Abu Mohammed, 60, who fled to Rafah from the central Bureij refugee camp, told AFP Gaza’s future was “dark and gloomy and very difficult”.
With much of the territory already reduced to rubble, UN humanitarian chief Martin Griffiths said on Friday that “Gaza has simply become uninhabitable”.
The UN’s children’s agency warned that clashes, malnutrition and a lack of health services had created “a deadly cycle that threatens over 1.1 million children” in Gaza.
Israeli forces were continuing “to fight in all parts of the Gaza Strip, in the north, centre and south”, military spokesman Daniel Hagari said late Friday.
Hagari said Israeli forces were maintaining a “very high state of readiness” near the border with Lebanon following the killing of a top Hamas commander in a strike in Beirut.
Israel has not claimed responsibility for the strike but a US defence official told AFP that Israel carried it out.
Israel has launched a relentless bombardment and ground invasion since Oct 7 that has killed at least 22,600 people, most of them women and children, according to the Gaza health ministry.
Top Western diplomats were in the region on a fresh push to raise the flow of aid into the besieged territory and calm rising tensions.
US Secretary of State Antony Blinken was in Turkey on Saturday where he was due to discuss the Gaza war with President Recep Tayyip Erdogan.
Blinken will also visit several Arab states before heading to Israel and the occupied West Bank next week.
During his visit, Blinken plans to discuss with Israeli leaders “immediate measures to increase substantially humanitarian assistance to Gaza”, State Department spokesman Matthew Miller said.

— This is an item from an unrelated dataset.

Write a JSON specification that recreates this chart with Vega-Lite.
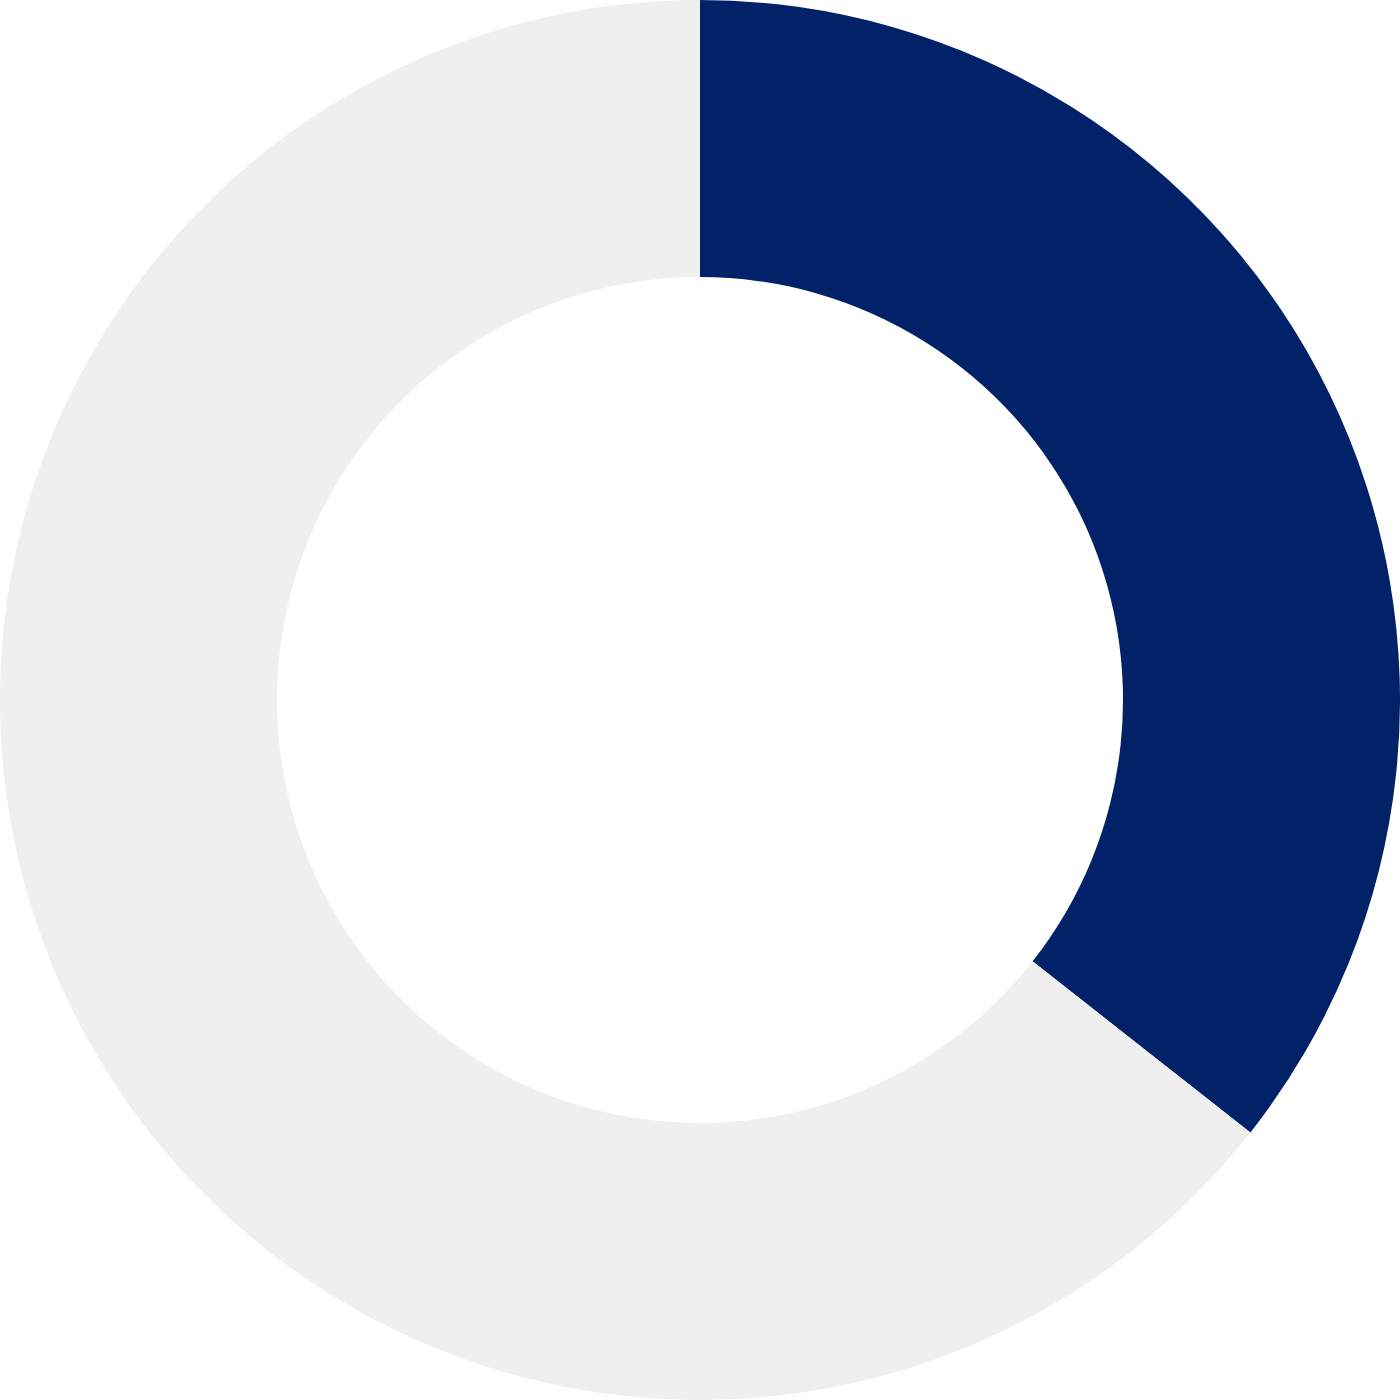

The EU’s top diplomat Josep Borrell travelled to Lebanon on Friday for talks on “all aspects of the situation in and around Gaza”, including escalating tensions with Israel.
A foreign ministry spokesman said that Germany’s top diplomat Annalena Baerbock was also due to travel to the region.
She plans to discuss “the dramatic humanitarian situation in Gaza” and tensions on the Israel-Lebanon border, spokesman Sebastian Fischer said.
The war in Gaza and almost daily exchanges of cross-border fire between Israel and Lebanon’s Iran-backed Hezbollah group since October 7 have raised fears of a wider conflagration.
Those fears grew this week following the killing of Hamas deputy leader Saleh al-Aruri in Hezbollah’s stronghold in the southern suburbs of Beirut.
Hezbollah leader Hassan Nasrallah warned Israel on Friday that the group would swiftly respond “on the battlefield” to Aruri’s death.
Israel’s military said on Friday that its fighter jets had conducted fresh strikes against Hezbollah targets just across the border.